▶ _INFORMATION SUPPLIED_

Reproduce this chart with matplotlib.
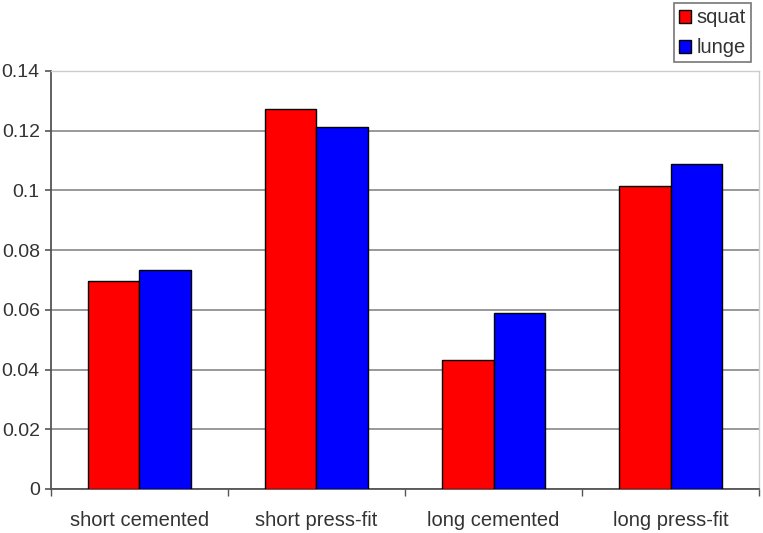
import numpy as np
import matplotlib
matplotlib.use('Agg')
import matplotlib.pyplot as plt

plt.rcParams['font.family'] = ['Liberation Sans', 'DejaVu Sans']

categories = ['short cemented', 'short press-fit', 'long cemented', 'long press-fit']
squat = [0.0695, 0.1272, 0.0433, 0.1014]
lunge = [0.0735, 0.1212, 0.0591, 0.1088]
yticks = [0, 0.02, 0.04, 0.06, 0.08, 0.1, 0.12, 0.14]
ytick_labels = ['0', '0.02', '0.04', '0.06', '0.08', '0.1', '0.12', '0.14']

fig = plt.figure(figsize=(7.63, 5.33), dpi=100)
ax = fig.add_axes([0.0668, 0.0826, 0.928, 0.7842])

x = np.arange(len(categories))
w = 0.29
b1 = ax.bar(x - w/2, squat, w, color='#ff0000', edgecolor='black', linewidth=1, label='squat', zorder=3)
b2 = ax.bar(x + w/2, lunge, w, color='#0000ff', edgecolor='black', linewidth=1, label='lunge', zorder=3)

ax.set_xlim(-0.5, len(categories) - 0.5)
ax.set_ylim(0, 0.14)
ax.set_yticks(yticks)
ax.set_yticklabels(ytick_labels, fontsize=14, color='#333333')
ax.set_xticks(x)
ax.set_xticklabels(categories, fontsize=14.5, color='#333333')
ax.tick_params(axis='x', length=0, pad=16)
ax.set_xticks(np.arange(len(categories) + 1) - 0.5, minor=True)
ax.tick_params(axis='x', which='minor', length=5, color='#555555', width=1, direction='out')
ax.tick_params(axis='y', length=4, color='#555555', width=1.2, direction='out', pad=4)

ax.yaxis.grid(True, color='#888888', linewidth=1.2, zorder=0)
ax.set_axisbelow(True)
for s in ['top', 'right']:
    ax.spines[s].set_color('#cccccc')
    ax.spines[s].set_linewidth(1)
for s in ['left', 'bottom']:
    ax.spines[s].set_color('#555555')
    ax.spines[s].set_linewidth(1.3)

leg = fig.legend(handles=[b1, b2], loc='upper right', bbox_to_anchor=(0.984, 0.994),
                 fontsize=14.5, frameon=True, fancybox=False, edgecolor='#555555',
                 handlelength=0.6, handleheight=0.6, handletextpad=0.25,
                 labelspacing=0.55, borderpad=0.25, borderaxespad=0)
leg.get_frame().set_linewidth(1.2)
for t in leg.get_texts():
    t.set_color('#333333')

fig.savefig('out.png', dpi=100)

▶ _EXERCISE OBJECTIVE_
Repeat the data exactly, without the pictures.

▶ _RESPONSE FOR THIS EXERCISE_
Reproduce this chart with matplotlib.
import numpy as np
import matplotlib
matplotlib.use('Agg')
import matplotlib.pyplot as plt

plt.rcParams['font.family'] = ['Liberation Sans', 'DejaVu Sans']

categories = ['short cemented', 'short press-fit', 'long cemented', 'long press-fit']
squat = [0.0695, 0.1272, 0.0433, 0.1014]
lunge = [0.0735, 0.1212, 0.0591, 0.1088]
yticks = [0, 0.02, 0.04, 0.06, 0.08, 0.1, 0.12, 0.14]
ytick_labels = ['0', '0.02', '0.04', '0.06', '0.08', '0.1', '0.12', '0.14']

fig = plt.figure(figsize=(7.63, 5.33), dpi=100)
ax = fig.add_axes([0.0668, 0.0826, 0.928, 0.7842])

x = np.arange(len(categories))
w = 0.29
b1 = ax.bar(x - w/2, squat, w, color='#ff0000', edgecolor='black', linewidth=1, label='squat', zorder=3)
b2 = ax.bar(x + w/2, lunge, w, color='#0000ff', edgecolor='black', linewidth=1, label='lunge', zorder=3)

ax.set_xlim(-0.5, len(categories) - 0.5)
ax.set_ylim(0, 0.14)
ax.set_yticks(yticks)
ax.set_yticklabels(ytick_labels, fontsize=14, color='#333333')
ax.set_xticks(x)
ax.set_xticklabels(categories, fontsize=14.5, color='#333333')
ax.tick_params(axis='x', length=0, pad=16)
ax.set_xticks(np.arange(len(categories) + 1) - 0.5, minor=True)
ax.tick_params(axis='x', which='minor', length=5, color='#555555', width=1, direction='out')
ax.tick_params(axis='y', length=4, color='#555555', width=1.2, direction='out', pad=4)

ax.yaxis.grid(True, color='#888888', linewidth=1.2, zorder=0)
ax.set_axisbelow(True)
for s in ['top', 'right']:
    ax.spines[s].set_color('#cccccc')
    ax.spines[s].set_linewidth(1)
for s in ['left', 'bottom']:
    ax.spines[s].set_color('#555555')
    ax.spines[s].set_linewidth(1.3)

leg = fig.legend(handles=[b1, b2], loc='upper right', bbox_to_anchor=(0.984, 0.994),
                 fontsize=14.5, frameon=True, fancybox=False, edgecolor='#555555',
                 handlelength=0.6, handleheight=0.6, handletextpad=0.25,
                 labelspacing=0.55, borderpad=0.25, borderaxespad=0)
leg.get_frame().set_linewidth(1.2)
for t in leg.get_texts():
    t.set_color('#333333')

fig.savefig('out.png', dpi=100)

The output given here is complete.